DATA TO PROCESS

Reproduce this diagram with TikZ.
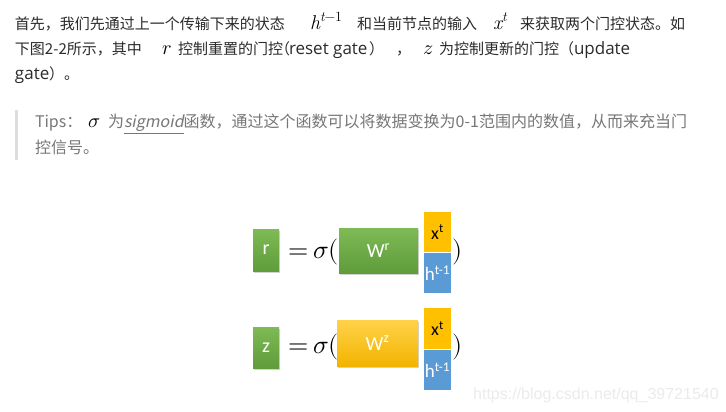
\documentclass[tikz,border=0pt]{standalone}
\usepackage{fontspec}
\setmainfont{Noto Sans CJK SC}
\newfontfamily\slantcjk[FakeSlant=0.2]{Noto Sans CJK SC}
\newfontfamily\latinf{Open Sans}
\newfontfamily\mfont{Latin Modern Math}
\newfontfamily\lmr{Latin Modern Roman}
\newfontfamily\carl{Carlito}
\newfontfamily\wmfont{Liberation Sans}
\usetikzlibrary{shadows}
\definecolor{maintext}{HTML}{2B2B2B}
\definecolor{tipgray}{HTML}{777777}
\definecolor{barg}{HTML}{DDDDDD}
\definecolor{gtop}{HTML}{7EBB56}
\definecolor{gbot}{HTML}{5F9C3A}
\definecolor{otop}{HTML}{FFD24A}
\definecolor{obot}{HTML}{F2B400}
\definecolor{oflat}{HTML}{FFC000}
\definecolor{bflat}{HTML}{5B9BD5}
\definecolor{wmark}{HTML}{EBEBEB}
\newcommand\msup[1]{\raisebox{8pt}{\fontsize{14}{16}\selectfont #1}}
\begin{document}
\begin{tikzpicture}[x=1pt,y=-1pt,
  txt/.style={anchor=base west, inner sep=0pt, outer sep=0pt, text=maintext, font=\fontsize{15}{18}\selectfont},
  lat/.style={anchor=base west, inner sep=0pt, outer sep=0pt, text=maintext, font=\latinf\fontsize{17}{19}\selectfont},
  tip/.style={anchor=base west, inner sep=0pt, outer sep=0pt, text=tipgray, font=\fontsize{16}{19}\selectfont},
  mth/.style={anchor=base west, inner sep=0pt, outer sep=0pt, text=black, font=\mfont\fontsize{20}{22}\selectfont},
  itm/.style={anchor=base west, inner sep=0pt, outer sep=0pt, text=black, font=\lmr\itshape\fontsize{20}{22}\selectfont},
  bigm/.style={anchor=base west, inner sep=0pt, outer sep=0pt, text=black, font=\mfont\fontsize{26}{30}\selectfont},
  box/.style={inner sep=0pt, outer sep=0pt, font=\carl\fontsize{20}{24}\selectfont, text=white},
  shad/.style={drop shadow={opacity=0.35, shadow xshift=1.2pt, shadow yshift=-1.5pt}},
  gbox/.style={box, shad, top color=gtop, bottom color=gbot},
  obox/.style={box, shad, top color=otop, bottom color=obot},
  xbox/.style={box, fill=oflat, text=black, font=\carl\fontsize{18}{22}\selectfont},
  hbox/.style={box, fill=bflat, font=\carl\fontsize{19}{22}\selectfont}]
\useasboundingbox (0,0) rectangle (726,412);
\fill[white] (0,0) rectangle (726,412);

% paragraph
\node[txt] (l1a) at (15,30) {首先，我们先通过上一个传输下来的状态};
\node[itm] (l1b) at (310,30) {h\msup{t\upshape−1}};
\node[txt] (l1c) at (357,30) {和当前节点的输入};
\node[itm] (l1d) at (493,30) {x\msup{t}};
\node[txt] (l1e) at (520,30) {来获取两个门控状态。如};

\node[txt] (l2a) at (15,55) {下图2-2所示，其中};
\node[mth] (l2b) at (162,55) {𝑟};
\node[txt] (l2c) at (178,55) {控制重置的门控};
\node[txt] (l2d) at (275,55) {（};
\node[lat] (l2e) at (289,55) {reset gate};
\node[txt] (l2f) at (369,55) {）};
\node[txt] (l2g) at (396,55) {，};
\node[mth] (l2h) at (423,55) {𝑧};
\node[txt] (l2i) at (439,55) {为控制更新的门控（};
\node[lat] (l2j) at (574,55) {update};

\node[lat] (l3a) at (15,80) {gate};
\node[txt] (l3b) at (49,80) {）。};

% tips block
\fill[barg] (15,110) rectangle (18,160);
\node[tip] (t1) at (35,128) {Tips：};
\node[mth] (t2) at (88,128) {𝜎};
\node[tip] (t3) at (108,128) {为\underline{\slantcjk sigmoid}函数，通过这个函数可以将数据变换为0-1范围内的数值，从而来充当门};
\node[tip] (t4) at (35,153) {控信号。};

% equation 1
\node[gbox, minimum width=26pt, minimum height=42pt] (r) at (266,250) {r};
\node[bigm] (eq1) at (288,258) {=\hspace{5pt}𝜎(};
\node[gbox, minimum width=79pt, minimum height=45pt] (wr) at (378.5,250.5) {W\textsuperscript{r}};
\node[xbox, minimum width=27pt, minimum height=40pt] (x1) at (437.5,232) {x\textsuperscript{t}};
\node[hbox, minimum width=27pt, minimum height=40pt] (h1) at (437.5,273) {h\textsuperscript{t-1}};
\node[bigm] (cp1) at (452,258) {)};

% equation 2
\node[gbox, minimum width=26pt, minimum height=41pt] (z) at (266,347.5) {z};
\node[bigm] (eq2) at (288,353) {=\hspace{5pt}𝜎(};
\node[obox, minimum width=81pt, minimum height=46pt] (wz) at (377.5,343) {W\textsuperscript{z}};
\node[xbox, minimum width=27pt, minimum height=41pt] (x2) at (437.5,328.5) {x\textsuperscript{t}};
\node[hbox, minimum width=27pt, minimum height=40pt] (h2) at (437.5,370) {h\textsuperscript{t-1}};
\node[bigm] (cp2) at (452,353) {)};

% watermark
\node[anchor=base west, inner sep=0pt, text=wmark, font=\wmfont\fontsize{16}{19}\selectfont] (wm) at (473,399) {https://blog.csdn.net/qq\_39721540};
\end{tikzpicture}
\end{document}
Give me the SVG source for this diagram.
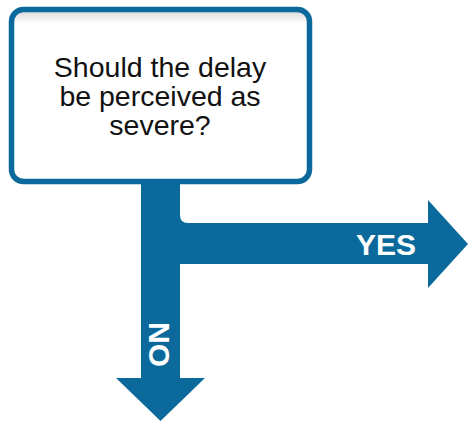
<svg xmlns="http://www.w3.org/2000/svg" width="470" height="423" viewBox="0 0 470 423">
  <style>
    .q { font-family: "Liberation Sans", Arial, sans-serif; font-size: 28.5px; fill: #111111; text-anchor: middle; }
    .lbl { font-family: "Liberation Sans", Arial, sans-serif; font-weight: bold; font-size: 30px; fill: #ffffff; }
    .blue { fill: #0b6a9b; }
  </style>
  <defs>
    <linearGradient id="inner" x1="0" y1="0" x2="0" y2="1">
      <stop offset="0" stop-color="#d4d4d4"/>
      <stop offset="0.08" stop-color="#ffffff"/>
      <stop offset="1" stop-color="#ffffff"/>
    </linearGradient>
  </defs>
  <rect width="470" height="423" fill="#ffffff"/>
  <g id="connectors">
    <path class="blue" d="M141,182 L180,182 L180,215 Q180,223 188,223 L428,223 L428,200 L468,244 L428,288 L428,264 L180,264 L180,378 L205,378 L160.5,421 L116,378 L141,378 Z"/>
    <text class="lbl" x="356" y="255">YES</text>
    <text class="lbl" transform="translate(149,344.5) rotate(90)" text-anchor="middle">NO</text>
  </g>
  <g id="question">
    <rect x="11.5" y="9.5" width="298" height="172" rx="12" ry="12" fill="url(#inner)" stroke="#0b6a9b" stroke-width="5.5"/>
    <text class="q" x="160" y="77">Should the delay</text>
    <text class="q" x="160" y="106">be perceived as</text>
    <text class="q" x="160" y="135">severe?</text>
  </g>
</svg>
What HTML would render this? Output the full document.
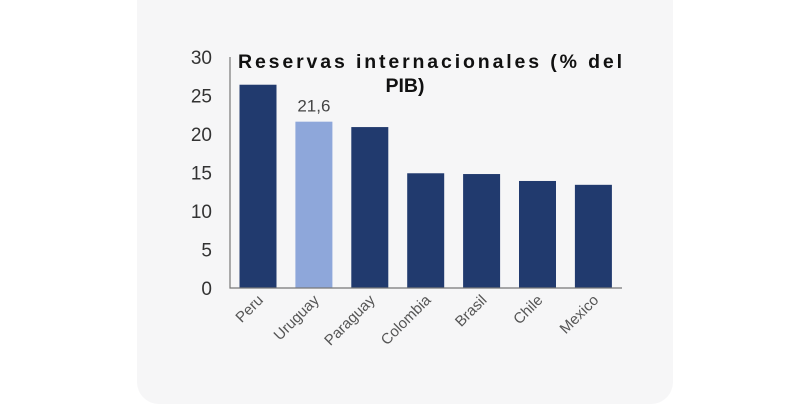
<!DOCTYPE html>
<html><head><meta charset="utf-8"><style>
html,body{margin:0;padding:0;background:#fff;}
svg{display:block;font-family:"Liberation Sans",sans-serif;}
</style></head><body>
<svg width="810" height="405" viewBox="0 0 810 405">
<rect x="137" y="-20" width="536" height="424" rx="22" fill="#f6f6f7"/>
<g id="plot"></g>
<text x="430" y="68" text-anchor="middle" font-size="19.5" font-weight="bold" fill="#111" textLength="384">Reservas internacionales (% del</text>
<text x="405" y="92" text-anchor="middle" font-size="19.5" font-weight="bold" fill="#111">PIB)</text>
</svg>
<script>
const categories=["Peru","Uruguay","Paraguay","Colombia","Brasil","Chile","Mexico"];
const values=[26.4,21.6,20.9,14.9,14.8,13.9,13.4];
const highlight=[false,true,false,false,false,false,false];
const yTicks=[0,5,10,15,20,25,30];
const valueLabels=["","21,6","","","","",""];
const NS="http://www.w3.org/2000/svg";
const g=document.getElementById('plot');
const x0=230,x1=622,yBase=288,yTop=57,yMax=30;
const y=v=>yBase-(v/yMax)*(yBase-yTop);
const step=55.9;
const bw=37;
const xc=i=>258+step*i;
function mk(t,a){const e=document.createElementNS(NS,t);for(const k in a)e.setAttribute(k,a[k]);g.appendChild(e);return e;}
yTicks.forEach(t=>{
  const e=mk('text',{x:212,y:y(t)+7,'text-anchor':'end','font-size':19,fill:'#333'});
  
  
  e.textContent=t;
});
categories.forEach((c,i)=>{
  const r=mk('rect',{x:xc(i)-bw/2,y:y(values[i]),width:bw,height:yBase-y(values[i]),fill:highlight[i]?'#8ea7da':'#213a6e'});
  
  
  if(valueLabels[i]){
    const v=mk('text',{x:xc(i),y:y(values[i])-10,'text-anchor':'middle','font-size':17,fill:'#444'});
    
    
    v.textContent=valueLabels[i];
  }
  const lx=xc(i)+6,ly=301;
  const t=mk('text',{x:lx,y:ly,'text-anchor':'end','font-size':15,fill:'#555',transform:`rotate(-45 ${lx} ${ly})`});
  
  
  t.textContent=c;
});
const ax=mk('path',{d:`M${x0} ${yTop} V${yBase} H${x1}`,fill:'none',stroke:'#777','stroke-width':1.2});


</script>
</body></html>
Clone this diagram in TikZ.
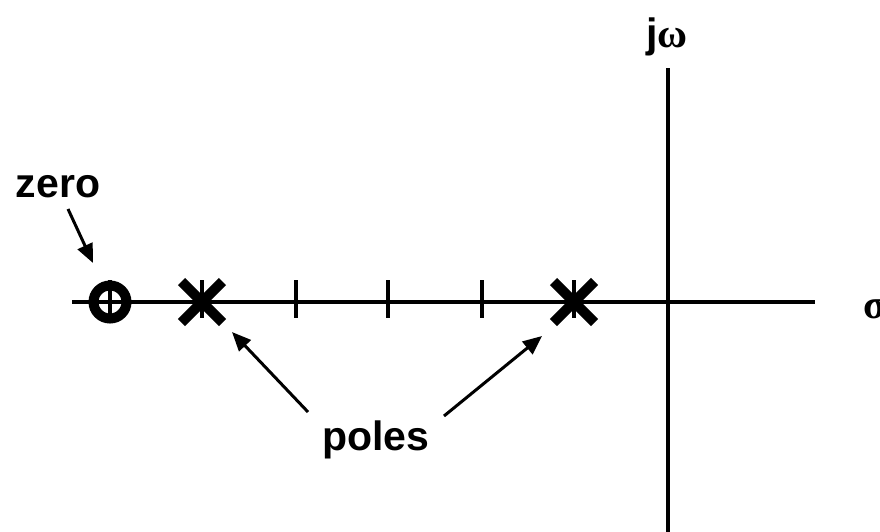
\documentclass[tikz,border=0pt]{standalone}
\usepackage{fontspec}
\setmainfont{Liberation Sans}
\newfontfamily\grk{Liberation Serif}
\usetikzlibrary{calc,arrows.meta}
\begin{document}
\begin{tikzpicture}[x=1pt,y=-1pt,
  axisline/.style={line width=3.6pt},
  tickline/.style={line width=3.2pt},
  polemark/.style={line width=10pt},
  lbl/.style={font=\fontsize{41}{49}\selectfont\bfseries, inner sep=0pt},
  pointer/.style={line width=3pt,-{Triangle[length=19pt,width=16pt]}}]
\useasboundingbox (0,0) rectangle (880,531);
\clip (0,0) rectangle (880,531);
% axes
\coordinate (hl) at (72,302);
\coordinate (hr) at (815,302);
\coordinate (vt) at (668,68);
\coordinate (vb) at (668,535);
\draw[axisline] (hl) -- (hr);
\draw[axisline] (vt) -- (vb);
% ticks
\foreach \x in {110,202,296,388,482,574}
  \draw[tickline] (\x,280) -- (\x,318);
% zero
\coordinate (z) at (110,302);
\draw[line width=10pt] (z) circle (16.5);
% poles
\coordinate (p1) at (202,302);
\coordinate (p2) at (574,302);
\foreach \p in {p1,p2} {
  \draw[polemark] ($(\p)+(-20.5,-20.5)$) -- ($(\p)+(20.5,20.5)$);
  \draw[polemark] ($(\p)+(-20.5,20.5)$) -- ($(\p)+(20.5,-20.5)$);
}
% labels
\node[lbl, anchor=base] (zero) at (58,197) {zero};
\node[lbl, anchor=base] (poles) at (376,450) {poles};
\node[lbl, anchor=base] (jw) at (667,47) {j{\grk ω}};
\node[lbl, anchor=base west] (sig) at (863,318) {{\grk σ}};
% pointers
\coordinate (zt) at (68,209);
\coordinate (zh) at (93,263);
\draw[pointer] (zt) -- (zh);
\coordinate (a1t) at (308,412);
\coordinate (a1h) at (232,332);
\draw[pointer] (a1t) -- (a1h);
\coordinate (a2t) at (444,416);
\coordinate (a2h) at (542,336);
\draw[pointer] (a2t) -- (a2h);
\end{tikzpicture}
\end{document}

JOB
Write out every line of the data that holds the word "this".

OUTPUT BELOW
Reproduce this diagram with TikZ.
Give me the SVG source for this diagram.
What HTML would render this? Output the full document.
Clone this diagram in TikZ.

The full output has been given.